Charts and diagrams as code:
====================
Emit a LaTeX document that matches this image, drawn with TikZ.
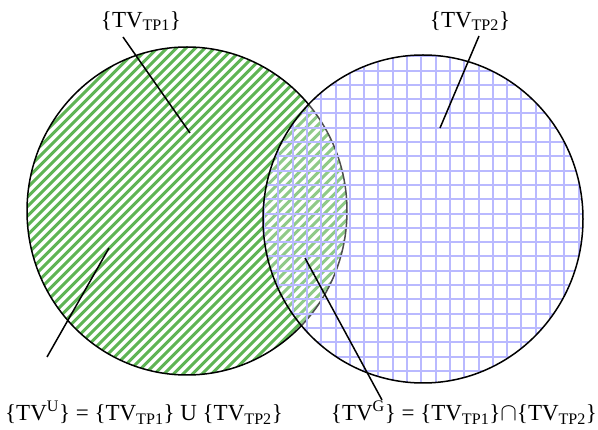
\documentclass[tikz,border=0pt]{standalone}
\usepackage{fontspec}
\setmainfont{Liberation Serif}
\definecolor{stripegreen}{RGB}{95,180,85}
\definecolor{gridblue}{RGB}{185,185,255}

\begin{document}
\begin{tikzpicture}[x=1pt,y=-1pt,line width=1.5pt,
  lbl/.style={font=\fontsize{23}{27}\selectfont,inner sep=0pt},
  stripeline/.style={draw=stripegreen,line width=3pt},
  gridline/.style={draw=gridblue,line width=2pt}]
\useasboundingbox (0,0) rectangle (598,430);
\begin{scope}
\clip (187,211) ellipse [x radius=160pt,y radius=164pt];
\foreach \i in {0,...,70} \draw[stripeline] ({-322+\i*9.5},385) -- ++(345,-345);
\end{scope}
\draw (187,211) ellipse [x radius=160pt,y radius=164pt];
\fill[white,opacity=0.3] (423,219) ellipse [x radius=160pt,y radius=164pt];
\begin{scope}
\clip (423,219) ellipse [x radius=160pt,y radius=164pt];
\foreach \i in {0,...,23} \draw[gridline] ({264.0+\i*14.3},50) -- ++(0,340);
\foreach \i in {0,...,24} \draw[gridline] (260,{42+\i*14.3}) -- ++(330,0);
\end{scope}
\draw (423,219) ellipse [x radius=160pt,y radius=164pt];
\node[lbl] (tp1) at (141,21) {\{TV\textsubscript{TP1}\}};
\node[lbl] (tp2) at (470,21) {\{TV\textsubscript{TP2}\}};
\node[lbl] (uni) at (144,413) {\{TV\textsuperscript{U}\} = \{TV\textsubscript{TP1}\} U \{TV\textsubscript{TP2}\}};
\node[lbl] (gen) at (464,413) {\{TV\textsuperscript{G}\} = \{TV\textsubscript{TP1}\}$\cap$\{TV\textsubscript{TP2}\}};
\coordinate (a1) at (123,37);
\coordinate (a2) at (190,133);
\coordinate (b1) at (479,36);
\coordinate (b2) at (440,128);
\coordinate (c1) at (109,248);
\coordinate (c2) at (47,357);
\coordinate (d1) at (305,258);
\coordinate (d2) at (382,400);
\draw (a1) -- (a2);
\draw (b1) -- (b2);
\draw (c1) -- (c2);
\draw (d1) -- (d2);
\end{tikzpicture}
\end{document}
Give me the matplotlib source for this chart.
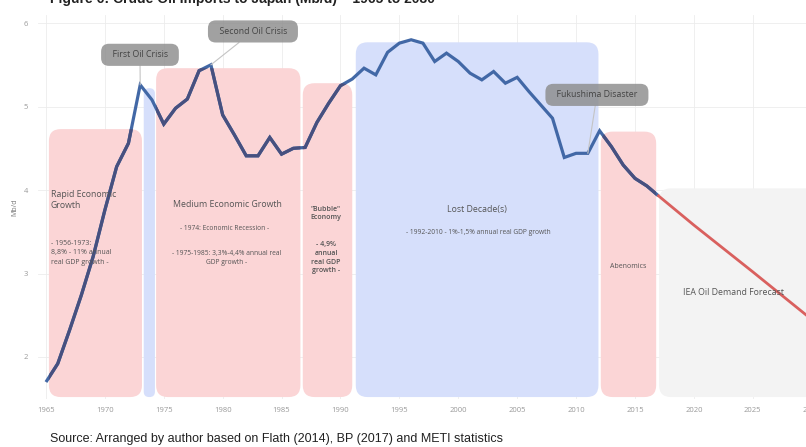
import matplotlib
matplotlib.use("Agg")
import matplotlib.pyplot as plt
from matplotlib.patches import FancyBboxPatch

plt.rcParams['font.family'] = ['Open Sans', 'DejaVu Sans']

# 日本原油进口量 (Mb/d)
hist_years = list(range(1965, 2018))
hist_values = [1.70, 1.92, 2.32, 2.74, 3.20, 3.76, 4.28, 4.56, 5.26, 5.08,
               4.79, 4.98, 5.09, 5.43, 5.50, 4.90, 4.66, 4.41, 4.41, 4.63,
               4.43, 4.50, 4.51, 4.81, 5.04, 5.25, 5.33, 5.46, 5.38, 5.65,
               5.76, 5.80, 5.76, 5.54, 5.64, 5.54, 5.40, 5.32, 5.42, 5.28,
               5.35, 5.18, 5.02, 4.86, 4.39, 4.44, 4.44, 4.71, 4.52, 4.30,
               4.14, 4.05, 3.93]
forecast_years = [2017, 2020, 2025, 2030]
forecast_values = [3.93, 3.58, 3.02, 2.45]

# 时期背景
band_start = [1965.25, 1973.3, 1974.35, 1986.8, 1991.3, 2012.1, 2017.05]
band_end = [1973.15, 1974.25, 1986.6, 1991.0, 2011.9, 2016.8, 2031.5]
band_top = [4.73, 5.22, 5.46, 5.28, 5.77, 4.70, 4.02]
band_kind = ['pink', 'blue', 'pink', 'pink', 'blue', 'pink', 'gray']
band_bottom = 1.52

x_ticks = [1965, 1970, 1975, 1980, 1985, 1990, 1995, 2000, 2005, 2010, 2015, 2020, 2025, 2030]
y_ticks = [2, 3, 4, 5, 6]

COLORS = {'pink': '#fbd5d6', 'blue': '#d6dffb', 'gray': '#f3f3f3'}
LINE_BLUE = '#4268a6'
LINE_DARK = '#47507f'
LINE_RED = '#d9605e'

fig = plt.figure(figsize=(8.06, 4.47), dpi=100)
ax = fig.add_axes([0.0468, 0.108, 0.969, 0.859])
ax.set_xlim(1964.3, 2030.6)
ax.set_ylim(1.5, 6.1)

# 圆角矩形 (x: 11.78 px/年, y: 83.5 px/单位)
aspect = 11.78 / 83.5
pink_patches = []
for s, e, t, k in zip(band_start, band_end, band_top, band_kind):
    r = min(1.0, (e - s) / 2 - 0.02)
    p = FancyBboxPatch((s, band_bottom), e - s, t - band_bottom,
                       boxstyle=f"round,pad=0,rounding_size={r}",
                       mutation_aspect=aspect, fc=COLORS[k], ec='none', zorder=1)
    ax.add_patch(p)
    if k == 'pink':
        pink_patches.append(p)

ax.plot(hist_years, hist_values, color=LINE_BLUE, lw=2.3, zorder=3,
        solid_joinstyle='miter', solid_capstyle='butt')
for p in pink_patches:
    ln, = ax.plot(hist_years, hist_values, color=LINE_DARK, lw=2.3, zorder=3.1,
                  solid_joinstyle='miter', solid_capstyle='butt')
    ln.set_clip_path(p)
ax.plot(forecast_years, forecast_values, color=LINE_RED, lw=2.0, zorder=3)

# 坐标轴
ax.set_xticks(x_ticks)
ax.set_yticks(y_ticks)
ax.tick_params(length=0, labelsize=5.5, labelcolor='#999999')
ax.tick_params(axis='x', pad=6)
ax.tick_params(axis='y', pad=7)
ax.grid(True, color='#ececec', lw=0.6, zorder=0)
ax.set_axisbelow(True)
for sp in ax.spines.values():
    sp.set_visible(False)
ax.set_ylabel('Mb/d', fontsize=5, color='#777777', labelpad=4)

# 文字说明
txt = dict(color='#555555', zorder=4)
ax.text(1965.42, 4.00, 'Rapid Economic\nGrowth', fontsize=6.3, ha='left', va='top',
        linespacing=1.3, **txt)
ax.text(1965.42, 3.40, '- 1956-1973:\n8,8% - 11% annual\nreal GDP growth -', fontsize=5,
        ha='left', va='top', linespacing=1.45, **txt)
ax.text(1980.37, 3.83, 'Medium Economic Growth', fontsize=6.3, ha='center', va='center', **txt)
ax.text(1980.2, 3.54, '- 1974: Economic Recession -', fontsize=4.8, ha='center', va='center', **txt)
ax.text(1980.37, 3.19, '- 1975-1985: 3,3%-4,4% annual real\nGDP growth -', fontsize=4.8,
        ha='center', va='center', linespacing=1.45, **txt)
ax.text(1988.77, 3.72, '"Bubble"\nEconomy', fontsize=5, ha='center', va='center',
        fontweight='semibold', linespacing=1.3, **txt)
ax.text(1988.77, 3.19, '- 4,9%\nannual\nreal GDP\ngrowth -', fontsize=5, ha='center', va='center',
        fontweight='semibold', linespacing=1.35, **txt)
ax.text(2001.6, 3.77, 'Lost Decade(s)', fontsize=6.3, ha='center', va='center', **txt)
ax.text(2001.67, 3.49, '- 1992-2010 - 1%-1,5% annual real GDP growth', fontsize=4.8,
        ha='center', va='center', **txt)
ax.text(2014.45, 3.09, 'Abenomics', fontsize=5, ha='center', va='center', **txt)
ax.text(2023.4, 2.77, 'IEA Oil Demand Forecast', fontsize=6.3, ha='center', va='center', **txt)

# 事件标注
box = dict(boxstyle='round,pad=0.75,rounding_size=0.9', fc='#8a8a8a', ec='none', alpha=0.8)
arrow = dict(arrowstyle='-', color='#c4c4c4', lw=0.8, shrinkA=0, shrinkB=0)
ax.annotate('  First Oil Crisis  ', xy=(1973, 5.26), xytext=(1972.98, 5.62),
            fontsize=6.3, color='#444444', ha='center', va='center',
            bbox=box, arrowprops=arrow, zorder=5)
ax.annotate('  Second Oil Crisis  ', xy=(1979, 5.50), xytext=(1982.57, 5.90),
            fontsize=6.3, color='#444444', ha='center', va='center',
            bbox=box, arrowprops=arrow, zorder=5)
ax.annotate('  Fukushima Disaster  ', xy=(2011, 4.44), xytext=(2011.77, 5.14),
            fontsize=6.3, color='#444444', ha='center', va='center',
            bbox=box, arrowprops=arrow, zorder=5)

fig.text(50 / 806, 1 - 3 / 447, 'Figure 6: Crude Oil Imports to Japan (Mb/d) \u2013 1965 to 2030',
         fontsize=10, fontweight='bold', family=['Liberation Sans', 'DejaVu Sans'],
         color='#222222', ha='left', va='baseline')
fig.text(50 / 806, 1 - 442 / 447,
         'Source: Arranged by author based on Flath (2014), BP (2017) and METI statistics',
         fontsize=9, family=['Liberation Sans', 'DejaVu Sans'], color='#222222',
         ha='left', va='baseline')

fig.savefig('out.png', dpi=100)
====================
:: Aim of the exercise ::
Extract exactly the lines running from the line containing "Give me the matplotlib source for this chart." to the line containing "plt.rcParams['font.family'] = ['Open", with both end lines included and all pictures left out.

:: Written answer ::
Give me the matplotlib source for this chart.
import matplotlib
matplotlib.use("Agg")
import matplotlib.pyplot as plt
from matplotlib.patches import FancyBboxPatch

plt.rcParams['font.family'] = ['Open Sans', 'DejaVu Sans']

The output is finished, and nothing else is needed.